Re: [libvirt] Ongoing work on lock contention in qemu driver?

On Wed, May 22, 2013 at 7:31 PM, Peter Feiner <peter gridcentric ca> wrote:
> Since some security driver operations are costly, I think it's
> worthwhile to reduce the scope of the security manager lock or
> increase the granularity by introducing more locks. After a cursory
> look, the security manager lock seems to have a much broader scope
> than necessary. The system / library calls underlying the security
> drivers are all thread safe (e.g., defining apparmor security profiles
> or chowning disk files), so a global lock isn't strictly necessary.
> Moreover, since most virSecurity calls are made whilst a virDomainObj
> lock is held and the security calls are generally domain specific,
> *most* of the security calls are probably thread safe in the absence
> of the global security manager lock. Obviously some work will have to
> be done to see where the security lock actually matters and some
> finer-grained locks will have to be introduced to handle these
> situations.

To verify that this is worthwhile, I disabled the apparmor driver
entirely. My 20 VM creation test ran about 10s faster (down from 35s
to 25s).

After giving this approach a little more thought, I think an
incremental series of patches is a good way to go. The responsibility
of locking could be pushed down into the security drivers. At first,
all of the drivers would lock where their managers' locked. Then each
driver could be updated to do more fine-grained locking.

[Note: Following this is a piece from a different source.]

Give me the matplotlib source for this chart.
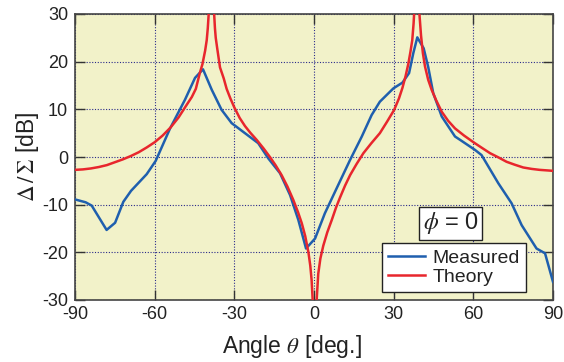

I'm going to
work on a patch to push the locking down into the drivers, then I'm
going to work on a patch for better locking in the apparmor driver.

> I also think it's worthwhile to eliminate locking from the the
> virDomainObjList lookups and traversals. Since virDomainObjLists are
> accessed in a bunch of places, I think it's a good defensive idea to
> decouple the performance of these accesses from virDomainObj locks,
> which are held during potentially long-running operations like domain
> creation. An easy way to divorce virDomainObjListSearchName from the
> virDomainObj lock would be to keep a copy of the domain names in the
> virDomainObjList and protect that list with the virDomainObjList lock.

After removing the security driver contention, this was still a
substantial bottleneck: virConnectDefineXML could still take a few
seconds. I removed the contention by keeping a copy of the domain
definition's name in the domain object. Since the name is immutable
and the domain object is protected by the list lock, the list
traversal can read the name without taking any additional locks. This
patch reduced virConnectDefineXML to tens of milliseconds.